Догматизм платоников (неоплатоников), их неспособность философствовать иначе как держась непреложных истин, защищая их и опровергая противников, не имеет отношения к проблеме предпосылочности или беспредпосылочности в философии. Эта современная проблема вызвана тем, что одни философы принимают теоретические или прагматические основоположения, другие нет. Для платоников вопрос «принять или не принять какие‑то основоположения» не сто ит. Они с порога отвергают право на такой выбор. Иметь то, что подлежит почитанию, или не иметь, решает не человек. Сама мысль включает благочестие, иначе она теряет связь с божественным умом. Безусловно необходимо почитание первого начала. Именно для того, чтобы не быть ничем, кроме чистой мысли, философия становится служением тому, что выше нее.

В «Строматах» (VI 23) Климента Александрийского известная формула Парменида о тожестве бытия и мышления стоит в таком контексте: «Аристофан сказал: мышление равнозначно действию, а до него элеат Парменид — одно и то же, мыслить и быть». Плотин (V 1, 8) понятным для платоника образом считает здесь главным авторитетом Платона, а Парменида одним из предшественников: «Раньше [т. е. прежде Платона] и Парменид держался такого мнения», т. е. что на вершине всего Благо, от которого «всему познаваемому» дается одновременно и эта его познаваемость, и существование (бытие). Плотин здесь имеет в виду «Государство» VI 509 b: «[…] но также и бытие, т. е. сущность (существование), придается им (вещам) от него (блага)». Поскольку, выводит Плотин, бытие возникает от первого Блага одновременно с познаваемостью, то, следовательно, мышление тождественно бытию. «И Парменид держался такого мнения, поскольку сводил в одно бытие и ум и полагал бытие не в числе ощущаемых вещей, говоря: одно и то же — мыслить и быть. Он называет его (бытие) неподвижным, — хотя и ставя рядом с ним мысль, — изымая из него всякое телесное движение».
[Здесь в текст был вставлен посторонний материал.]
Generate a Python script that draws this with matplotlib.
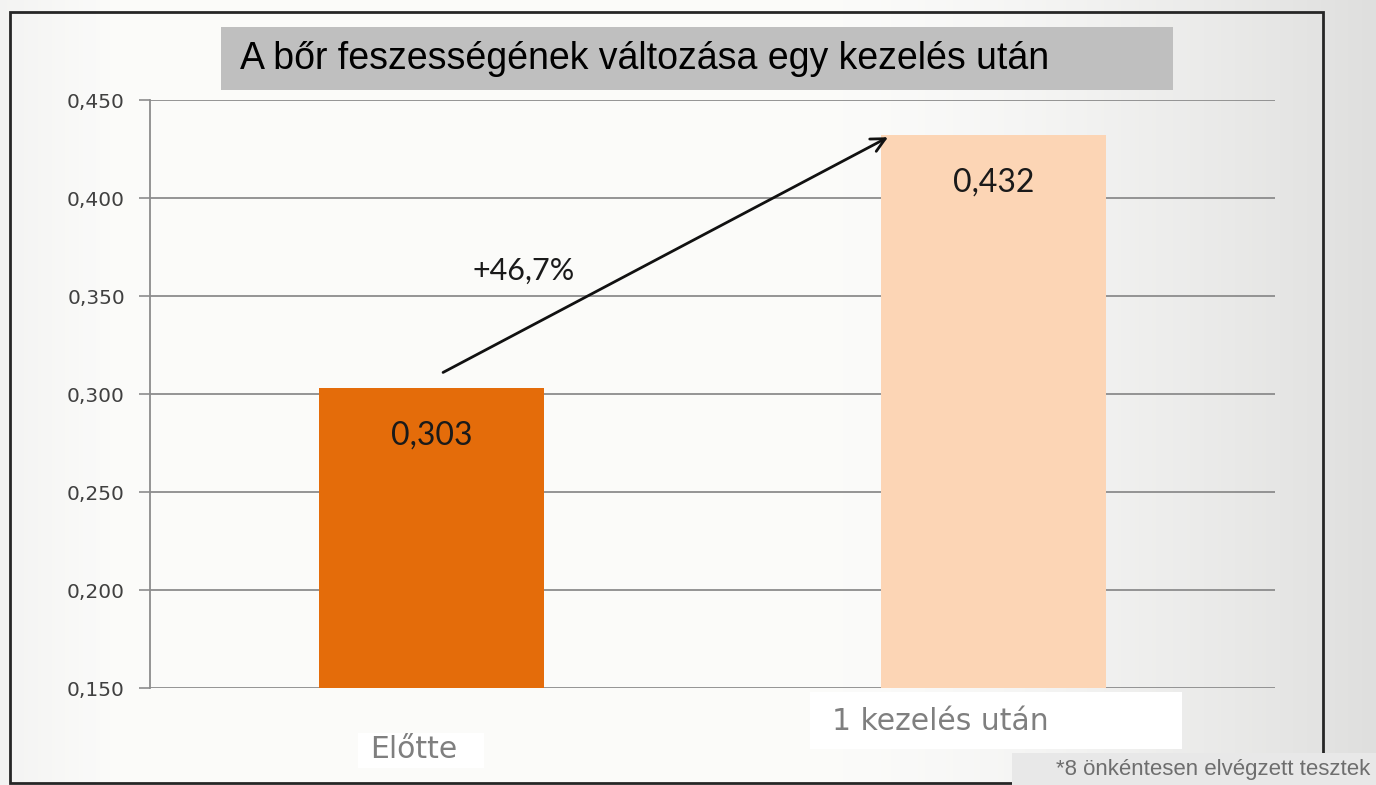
import matplotlib
matplotlib.use("Agg")
import matplotlib.pyplot as plt
import numpy as np
from matplotlib.patches import Rectangle

# ---- data ----
categories = ["Előtte", "1 kezelés után"]
values = [0.303, 0.432]
value_labels = ["0,303", "0,432"]
bar_colors = ["#E46C0A", "#FCD5B5"]
yticks = [0.150, 0.200, 0.250, 0.300, 0.350, 0.400, 0.450]
ytick_labels = ["0,150", "0,200", "0,250", "0,300", "0,350", "0,400", "0,450"]
title = "A bőr feszességének változása egy kezelés után"
change_label = "+46,7%"
footnote = "*8 önkéntesen elvégzett tesztek"

W, H = 1376, 785
fig = plt.figure(figsize=(W / 100, H / 100), dpi=100)


def fx(px):
    return px / W


def fy(py):
    return 1 - py / H


# ---- background ----
bg = fig.add_axes([0, 0, 1, 1], zorder=0)
xx = np.linspace(0, 1, 400)
yy = np.linspace(0, 1, 230)
X, Y = np.meshgrid(xx, yy)
val = 0.985 - 0.11 * np.clip((X - 0.6) / 0.4, 0, 1) ** 1.5 - 0.03 * np.clip((0.08 - X) / 0.08, 0, 1)
img = np.dstack([val, val, val * 0.995])
bg.imshow(img, extent=[0, 1, 0, 1], aspect="auto", origin="lower")
bg.set_xlim(0, 1)
bg.set_ylim(0, 1)
bg.axis("off")

# chart border
bg.add_patch(Rectangle((fx(10), fy(783)), fx(1323) - fx(10), fy(12) - fy(783),
                       fill=False, edgecolor="#262626", lw=2.0, zorder=2))

# category label boxes (layout)
bg.add_patch(Rectangle((fx(358), fy(768)), fx(484) - fx(358), fy(733) - fy(768),
                       fc="white", ec="none", zorder=2))
bg.add_patch(Rectangle((fx(810), fy(749)), fx(1182) - fx(810), fy(692) - fy(749),
                       fc="white", ec="none", zorder=2))

# ---- main axes ----
ax = fig.add_axes([fx(150), fy(688), fx(1275) - fx(150), fy(100) - fy(688)], zorder=2)
ax.patch.set_alpha(0)
x = np.arange(len(categories))
ax.bar(x, values, width=0.4, color=bar_colors, zorder=3)
ax.set_xlim(-0.5, 1.5)
ax.set_ylim(0.150, 0.450)
ax.set_yticks(yticks)
ax.set_yticklabels(ytick_labels, fontsize=14.5, color="#404040", family="DejaVu Sans")
ax.set_xticks([])
ax.yaxis.grid(True, color="#8C8C8C", lw=1.3, zorder=1)
ax.tick_params(axis="y", direction="out", length=8, width=1.2, color="#8C8C8C", pad=10)
for s in ["top", "right", "bottom"]:
    ax.spines[s].set_visible(False)
ax.spines["left"].set_color("#8C8C8C")
ax.spines["left"].set_linewidth(1.3)
ax.set_axisbelow(True)

# value labels inside bars
for i, (v, lab) in enumerate(zip(values, value_labels)):
    ax.annotate(lab, xy=(x[i], v), xytext=(0, -47), textcoords="offset pixels",
                ha="center", va="center", fontsize=23, color="#1a1a1a",
                family="Lato", zorder=4)

# change arrow
ax.annotate("", xy=(0.812, 0.431), xytext=(0.021, 0.311),
            arrowprops=dict(arrowstyle="->", color="#111111", lw=2.0,
                            mutation_scale=25, shrinkA=0, shrinkB=0), zorder=5)
ax.text(0.165, 0.363, change_label, ha="center", va="center", fontsize=22,
        color="#1a1a1a", family="Lato", zorder=5)

# category labels
cat_offsets = [(-61, -62), (-162, -33)]
for i, (cat, off) in enumerate(zip(categories, cat_offsets)):
    ax.annotate(cat, xy=(x[i], 0.150), xycoords="data", xytext=off, textcoords="offset pixels",
                ha="left", va="center", fontsize=21.5, color="#7F7F7F",
                family="DejaVu Sans", annotation_clip=False, zorder=6)

# title box
fig.patches.append(Rectangle((fx(221), fy(90)), fx(1173) - fx(221), fy(27) - fy(90),
                             transform=fig.transFigure, fc="#BFBFBF", ec="none", zorder=3))
fig.text(fx(240), fy(59), title, ha="left", va="center", fontsize=27,
         family="Liberation Sans", color="#000000", zorder=4)

# footnote
fig.patches.append(Rectangle((fx(1012), 0), 1 - fx(1012), fy(753),
                             transform=fig.transFigure, fc="#E8E8E8", ec="none", zorder=3))
fig.text(fx(1370), fy(770), footnote, ha="right", va="center", fontsize=16,
         family="Liberation Sans", color="#6E6E6E", zorder=4)

fig.savefig("out.png", dpi=100)
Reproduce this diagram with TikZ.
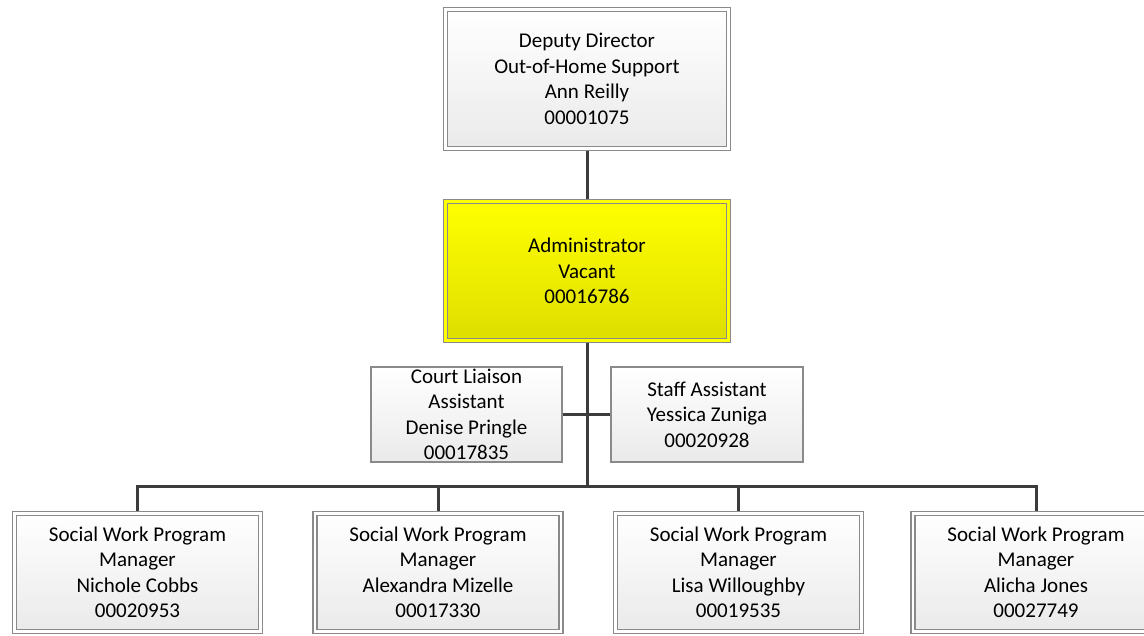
\documentclass[tikz,border=0pt]{standalone}
\usepackage{fontspec}
\setmainfont{Carlito}
\usetikzlibrary{backgrounds}

\definecolor{boxline}{HTML}{8A8A8A}
\definecolor{linkline}{HTML}{3C3C3C}
\definecolor{paleshade}{HTML}{EAEAEA}
\definecolor{hiyellow}{HTML}{FFFF00}
\definecolor{loyellow}{HTML}{DEDE00}

\tikzset{
  base/.style={rectangle, align=center, inner sep=0pt, text=black,
    font=\fontsize{21}{25.5}\selectfont},
  framed/.style={base, draw=boxline, line width=1.2pt,
    double=white, double distance=2.8pt,
    top color=white, bottom color=paleshade},
  plainbox/.style={base, draw=boxline, line width=1.3pt,
    top color=white, bottom color=paleshade},
  vacantbox/.style={base, draw=boxline, line width=1.2pt,
    double=hiyellow, double distance=2.8pt,
    top color=hiyellow, bottom color=loyellow},
  bigbox/.style={minimum width=283pt, minimum height=139pt},
  mgrbox/.style={framed, minimum width=246pt, minimum height=118pt},
  link/.style={draw=linkline, line width=3pt}
}

\begin{document}
\begin{tikzpicture}[x=1pt, y=-1pt]
  \useasboundingbox (0,0) rectangle (1144,635);
  \clip (0,0) rectangle (1144,635);

  % top of the chain
  \node[framed, bigbox] (dep) at (587,79)
    {Deputy Director\\Out-of-Home Support\\Ann Reilly\\00001075};
  \node[vacantbox, bigbox] (adm) at (587,271)
    {Administrator\\Vacant\\00016786};

  % assistants
  \node[plainbox, minimum width=191pt, minimum height=95pt] (cla) at (466.5,414.5)
    {Court Liaison\\Assistant\\Denise Pringle\\00017835};
  \node[plainbox, minimum width=192pt, minimum height=95pt] (sta) at (707,414.5)
    {Staff Assistant\\Yessica Zuniga\\00020928};

  % program managers
  \node[mgrbox] (m1) at (137.5,572.5)
    {Social Work Program\\Manager\\Nichole Cobbs\\00020953};
  \node[mgrbox] (m2) at (438,572.5)
    {Social Work Program\\Manager\\Alexandra Mizelle\\00017330};
  \node[mgrbox] (m3) at (738.5,572.5)
    {Social Work Program\\Manager\\Lisa Willoughby\\00019535};
  \node[mgrbox] (m4) at (1036,572.5)
    {Social Work Program\\Manager\\Alicha Jones\\00027749};

  \coordinate (bus) at (587,486);

  \begin{scope}[on background layer]
    \draw[link] (dep.south) -- (adm.north);
    \draw[link] (adm.south) -- (bus);
    \draw[link] (cla.east) -- (sta.west);
    \draw[link] (m1.north) |- (bus) -| (m4.north);
    \draw[link] (m2.north) -- (m2.north |- bus);
    \draw[link] (m3.north) -- (m3.north |- bus);
  \end{scope}
\end{tikzpicture}
\end{document}
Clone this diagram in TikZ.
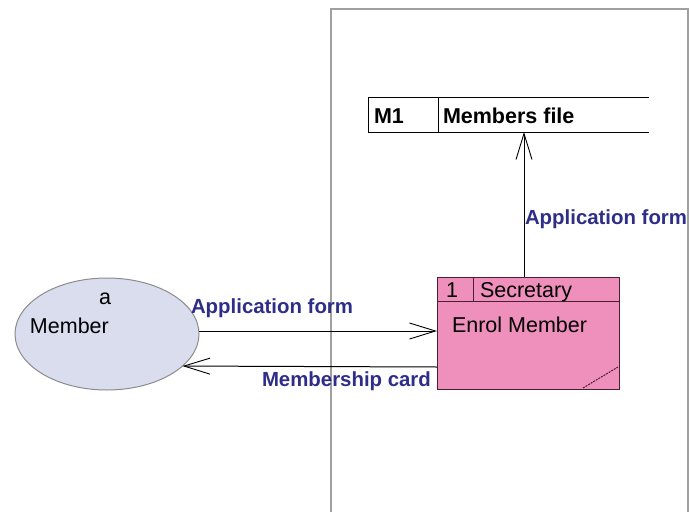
\documentclass[tikz,border=0pt]{standalone}
\usepackage{fontspec}
\setmainfont{Liberation Sans}
\usetikzlibrary{arrows.meta,shapes.geometric}
\definecolor{flowblue}{HTML}{2E2E88}
\definecolor{procfill}{HTML}{EE8FBC}
\definecolor{procline}{HTML}{4A2030}
\definecolor{extfill}{HTML}{D9DDEE}
\definecolor{extline}{HTML}{8C8C8C}
\definecolor{bndline}{HTML}{A0A0A0}
\tikzset{
  txt/.style={inner sep=0pt, outer sep=0pt, anchor=base west, font=\fontsize{21.5}{24}\selectfont},
  flowlbl/.style={txt, text=flowblue, font=\fontsize{20.4}{24}\selectfont\bfseries},
  storelbl/.style={txt, text=black, font=\fontsize{21.5}{24}\selectfont\bfseries},
  flow/.style={line width=1pt, black, -{Straight Barb[length=26pt,width=16pt,line width=0.9pt]}},
  extent/.style={ellipse, draw=extline, fill=extfill, line width=1pt, minimum width=184pt, minimum height=112pt, inner sep=0pt, outer sep=0pt},
  procbox/.style={rectangle, draw=procline, fill=procfill, line width=1pt, minimum width=182pt, minimum height=112pt, inner sep=0pt, outer sep=0pt},
}
\begin{document}
\begin{tikzpicture}[x=1pt,y=-1pt]
\useasboundingbox (0,0) rectangle (689,512);
% system boundary
\draw[bndline, line width=1.2pt] (331,512) -- (331,9) -- (688,9) -- (688,512);
% data store
\draw[black, line width=1pt] (649,97) -- (368,97) -- (368,132) -- (649,132);
\draw[black, line width=1pt] (438,97) -- (438,132);
\coordinate (storebot) at (524,132);
\node[storelbl] (m1) at (374,123) {M1};
\node[storelbl] (mfile) at (443,123) {Members file};
% external entity
\node[extent] (member) at (107,334) {};
\node[txt] (ea) at (99,304) {a};
\node[txt] (em) at (30,333) {Member};
% process
\node[procbox] (proc) at (528,333) {};
\draw[procline, line width=1pt] (437,301) -- (619,301);
\draw[procline, line width=1pt] (473,277) -- (473,301);
\draw[procline, line width=1pt, dash pattern=on 2pt off 1pt] (583,388) -- (618,367);
\node[txt] (pid) at (446,297) {1};
\node[txt] (pwho) at (480,297) {Secretary};
\node[txt] (pname) at (452,332) {Enrol Member};
% flows
\coordinate (f1) at (0,331);
\coordinate (f2) at (0,367);
\coordinate (f3) at (524,0);
\draw[flow] (proc.north -| f3) -- (storebot);
\draw[flow] (member.east |- f1) -- (proc.west |- f1);
\draw[flow] (proc.west |- f2) -- (member.-23);
\node[flowlbl] (l3) at (525,224) {Application form};
\node[flowlbl] (l1) at (191,313) {Application form};
\node[flowlbl] (l2) at (262,386) {Membership card};
\end{tikzpicture}
\end{document}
Я привел это место из Плотина в пунктуации его издателей Генри и Швицера, получающих тот смысл, что, хотя Парменид отождествляет бытие с мыслью, однако он тем не менее отказывает бытию в движении. Неудобство этого прочтения в том, что о неподвижности бытия оказывается сказано дважды. У Дильса–Кранца (Парменид В 3) пунктуация другая, позволяющая читать не только так, но и иначе: Парменид называет это (бытие–мысль) неподвижным, т. е. хотя присоединяет к бытию, делает одним целым с бытием мысль, но устраняет из нее (мысли) всякое телесное движение (точно так же, как и из бытия). Второе прочтение, конечно, не обязательно. Важнее знать, возможно ли, чтобы Плотин обращал внимание на «неподвижность» мысли у Парменида и присоединялся здесь к нему? Исключает ли он из мысли — чистой мысли — «телесное» движение, т. е. ощущение, воображение, восприятие?

Другие места из Плотина говорят, что да. Например, «Эннеады» 14, 10, где Плотин говорит о том, что мы назвали бы сознанием. Это одно из тех нередких и ясных мест в классической философии, которые должны были бы заставить нас стыдиться нашей возни с сознанием. В Новое время сознание силится захватывать всё новые командные позиции, наблюдательные пункты учета и контроля. Данных для занятия командных позиций у сознания на удивление мало. Засилие сознания можно было бы назвать непомерным разрастанием лестничного остроумия, когда мысли приходят после события. Когда всё уже случилось, когда уже поздно и не нужно, когда история укатила дальше свое неостановимое колесо, тогда на опустевшую сцену вступает сознание и начинает с грехом пополам, не осознавая своего шутовства, «отражать» случившееся словно нарочно для того, чтобы история могла тем временем без свидетелей, всё внимание которых отвлечено на запоздалый спектакль сознания, разыграться на новой сцене. Сознание хромает за историей и не может ее догнать. Для компенсации своего промаха оно непомерно раздувается, вплоть до намеков на то, что оно и есть свет эпохи, что чуть ли не оно и составляет то подлинное бытие, которое отождествлял с мыслью Парменид. «Я сознаю, следовательно, существую» замахивается на то, чтобы объявить себя повторением парменидовского «одно и то же — мыслить и быть».